Resolved -
All bare metal compute nodes have now had the network config change applied. Packet loss is no longer occurring. In addition we have since identified a workload that was causing slow i/o response from the filesystem. This has been removed whilst we work to improve it.
Oct 29, 15:32 NZDT
Update -
The network config change has now been applied to compute-2 and -4 successfully. Nix is now running better on these two nodes. We will continue to apply the same change to all the compute nodes as they become available.
Oct 23, 10:21 NZDT
Update -
We are continuing to monitor for any further issues.
Oct 23, 10:19 NZDT
Monitoring -
The cluster and login nodes appear to be stable and performant now, although Nix may be slow on some compute nodes (2 and 4). We will be implementing a network config change on each compute node, in a rolling fashion to minimise the impact.
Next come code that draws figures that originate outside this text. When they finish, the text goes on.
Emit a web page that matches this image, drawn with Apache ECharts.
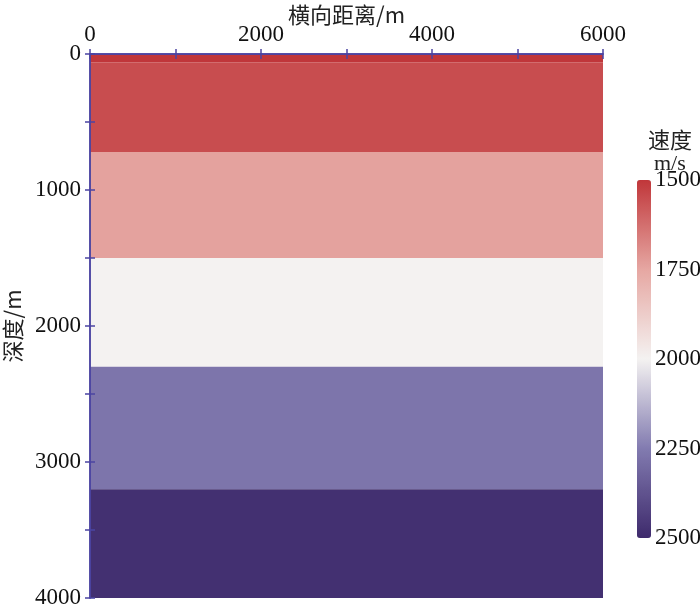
<!DOCTYPE html>
<html>
<head>
<meta charset="utf-8">
<script src="https://cdn.jsdelivr.net/npm/echarts@6/dist/echarts.min.js"></script>
<style>
  html, body { margin: 0; padding: 0; background: #fff; }
  #chart { width: 700px; height: 607px; }
</style>
</head>
<body>
<div id="chart"></div>
<script>
// 层状速度模型
const layerTops = [0, 60, 720, 1500, 2300, 3200];
const layerBottoms = [60, 720, 1500, 2300, 3200, 4000];
const layerVelocities = [1500, 1550, 1740, 2000, 2270, 2480];
const xRange = [0, 6000];
const depthRange = [0, 4000];
const velocityRange = [1500, 2500];
const velocityColors = ['#c0363a', '#e6a7a2', '#f4f2f1', '#827bb0', '#3e2a6c'];

const axisColor = '#4b44a2';
const serif = 'Liberation Serif';
const cjk = 'Noto Sans CJK SC';
const plain = v => String(v);

const layerData = layerTops.map((top, i) => [xRange[0], xRange[1], top, layerBottoms[i], layerVelocities[i]]);

const chart = echarts.init(document.getElementById('chart'));

const frameAxis = {
  z: 5,
  axisLine: { show: true, lineStyle: { color: axisColor, width: 1.5 } },
  axisTick: { show: true, length: 5, lineStyle: { color: axisColor, width: 1.5 } },
  minorTick: { show: true, splitNumber: 2, length: 5, lineStyle: { color: axisColor, width: 1.5 } },
  splitLine: { show: false }
};

const option = {
  animation: false,
  grid: [
    { left: 90, top: 54, width: 513, height: 544, containLabel: false, outerBoundsMode: 'none' },
    { left: 637, top: 180, width: 14, height: 358, containLabel: false, outerBoundsMode: 'none' }
  ],
  xAxis: [
    Object.assign({}, frameAxis, {
      type: 'value', gridIndex: 0, position: 'top',
      min: xRange[0], max: xRange[1], interval: 2000,
      name: '横向距离/m', nameLocation: 'middle', nameGap: 28, nameMoveOverlap: false,
      nameTextStyle: { fontFamily: cjk, fontSize: 22, color: '#222' },
      axisLabel: { margin: 8, fontFamily: serif, fontSize: 23, color: '#111', formatter: plain }
    }),
    Object.assign({}, frameAxis, {
      type: 'value', gridIndex: 0, position: 'bottom',
      min: xRange[0], max: xRange[1], interval: 2000,
      axisLabel: { show: false }
    }),
    { type: 'value', gridIndex: 1, show: false, min: 0, max: 1 }
  ],
  yAxis: [
    Object.assign({}, frameAxis, {
      type: 'value', gridIndex: 0, position: 'left', inverse: true,
      min: depthRange[0], max: depthRange[1], interval: 1000,
      name: '深度/m', nameLocation: 'middle', nameGap: 66, nameRotate: 90, nameMoveOverlap: false,
      nameTextStyle: { fontFamily: cjk, fontSize: 22, color: '#222' },
      axisLabel: { margin: 9, fontFamily: serif, fontSize: 23, color: '#111', formatter: plain }
    }),
    Object.assign({}, frameAxis, {
      type: 'value', gridIndex: 0, position: 'right', inverse: true,
      min: depthRange[0], max: depthRange[1], interval: 1000,
      axisLabel: { show: false }
    }),
    {
      type: 'value', gridIndex: 1, position: 'right', inverse: true,
      min: velocityRange[0], max: velocityRange[1], interval: 250,
      axisLine: { show: false },
      axisTick: { show: false },
      splitLine: { show: false },
      axisLabel: { margin: 4, fontFamily: serif, fontSize: 23, color: '#111', formatter: plain }
    }
  ],
  visualMap: {
    type: 'continuous',
    seriesIndex: 0,
    dimension: 4,
    min: velocityRange[0],
    max: velocityRange[1],
    inverse: true,
    calculable: false,
    showLabel: false,
    text: ['', ''],
    left: 637,
    top: 180,
    itemWidth: 14,
    itemHeight: 358,
    padding: 0,
    inRange: { color: velocityColors }
  },
  graphic: [
    { type: 'text', left: 648, top: 129, style: { text: '速度', font: '22px "Noto Sans CJK SC"', fill: '#222' } },
    { type: 'text', left: 654, top: 153, style: { text: 'm/s', font: '22px "Liberation Serif"', fill: '#222' } }
  ],
  series: [{
    type: 'custom',
    xAxisIndex: 0,
    yAxisIndex: 0,
    encode: { x: [0, 1], y: [2, 3] },
    data: layerData,
    renderItem: function (params, api) {
      const p0 = api.coord([api.value(0), api.value(2)]);
      const p1 = api.coord([api.value(1), api.value(3)]);
      return {
        type: 'rect',
        shape: { x: p0[0], y: p0[1], width: p1[0] - p0[0], height: p1[1] - p0[1] },
        style: { fill: api.visual('color') }
      };
    },
    z: 1
  }]
};

chart.setOption(option);
</script>
</body>
</html>
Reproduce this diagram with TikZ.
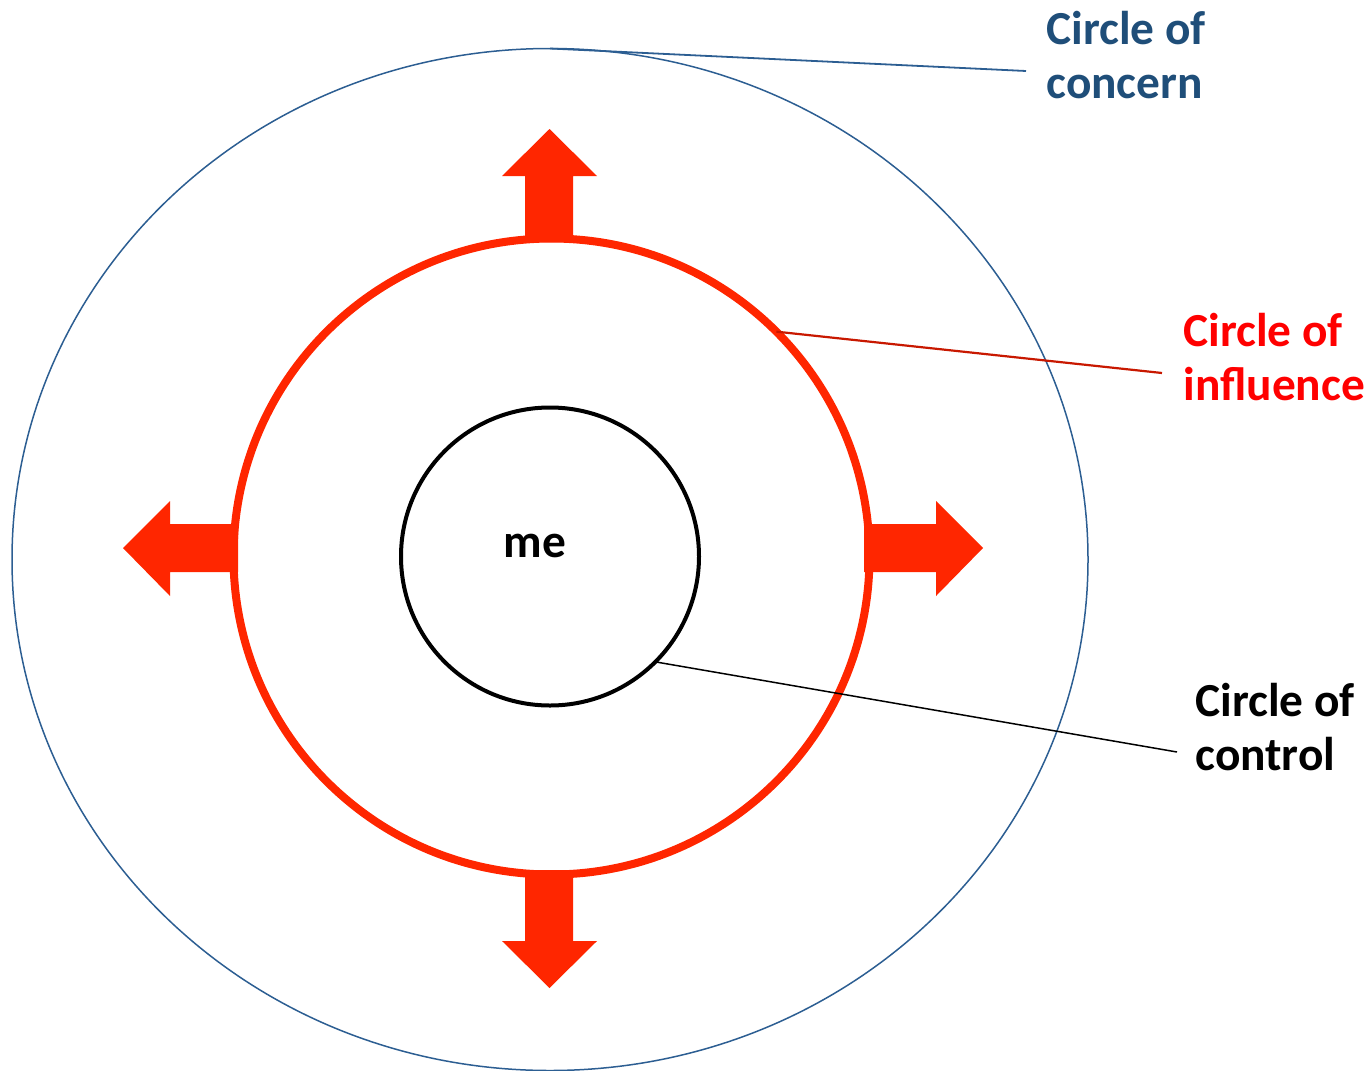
\documentclass[tikz,border=0pt]{standalone}
\usepackage{fontspec}
\setmainfont{Carlito}
\usetikzlibrary{shapes.geometric}
\definecolor{ellblue}{RGB}{44,94,146}
\definecolor{txtblue}{RGB}{31,78,121}
\definecolor{arrred}{RGB}{255,38,0}
\definecolor{leadred}{RGB}{200,24,0}
\tikzset{
  lbl/.style={anchor=base west, align=left, inner sep=0pt, font=\bfseries\fontsize{23.7}{27}\selectfont},
  bigarrow/.style={fill=arrred, draw=none},
}
\begin{document}
\begin{tikzpicture}[x=0.5pt,y=-0.5pt]
\useasboundingbox (0,0) rectangle (1371,1071);
% outer ellipse
\node[ellipse, draw=ellblue, line width=0.75pt, minimum width=538pt, minimum height=511pt, inner sep=0pt, outer sep=0pt] (concern) at (550,559.5) {};
% arrows (drawn before the red circle so the circle covers the shaft ends)
\fill[bigarrow] (525,242) -- (525,176) -- (502,176) -- (549.5,129) -- (597,176) -- (573,176) -- (573,242) -- cycle;
\fill[bigarrow] (525,870) -- (525,941) -- (502,941) -- (549.5,988) -- (597,941) -- (573,941) -- (573,870) -- cycle;
\fill[bigarrow] (238,524) -- (170,524) -- (170,501) -- (123,548) -- (170,596) -- (170,572) -- (238,572) -- cycle;
\fill[bigarrow] (864,524) -- (936,524) -- (936,501) -- (983,548) -- (936,596) -- (936,572) -- (864,572) -- cycle;
% red circle
\node[circle, draw=arrred, line width=4pt, minimum size=318pt, inner sep=0pt, outer sep=0pt] (influence) at (551.5,556.5) {};
% black circle
\node[circle, draw=black, line width=2pt, minimum size=149pt, inner sep=0pt, outer sep=0pt] (control) at (550,556.5) {};
\node[lbl, anchor=base] (me) at (535,557) {me};
% labels
\node[lbl, text=txtblue] (lconcern) at (1046,98) {Circle of\\concern};
\node[lbl, text=red] (linfluence) at (1183,400) {Circle of\\influence};
\node[lbl, text=black] (lcontrol) at (1195,770) {Circle of\\control};
% leader ends
\coordinate (econcern) at (1026,71);
\coordinate (einfluence) at (1162,373);
\coordinate (econtrol) at (1177,752);
\draw[ellblue, line width=0.9pt] (concern.north) -- (econcern);
\draw[leadred, line width=1.1pt] (influence.45) -- (einfluence);
\draw[black, line width=0.75pt] (control.-45) -- (econtrol);
\end{tikzpicture}
\end{document}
This requires draining each node in the Slurm cluster, one at a time.
Oct 22, 12:30 NZDT
Investigating -
We are continuing to see slow response issues with Slurm and Nix but it seems to be intermittent. Investigation continues.
Oct 21, 10:07 NZDT
Monitoring -
We made a network configuration change to a single node last night. The cluster has been stable overnight, with some load on it. We'll continue monitoring today as the load increases. We will make the same change to the other bare metal compute nodes, in a rolling fashion, as they become available.
Oct 21, 08:45 NZDT
Update -
We have found evidence of network packet loss again and are continuing to investigate
Oct 20, 16:23 NZDT
Investigating -
We are currently investigating this issue.
Oct 20, 15:22 NZDT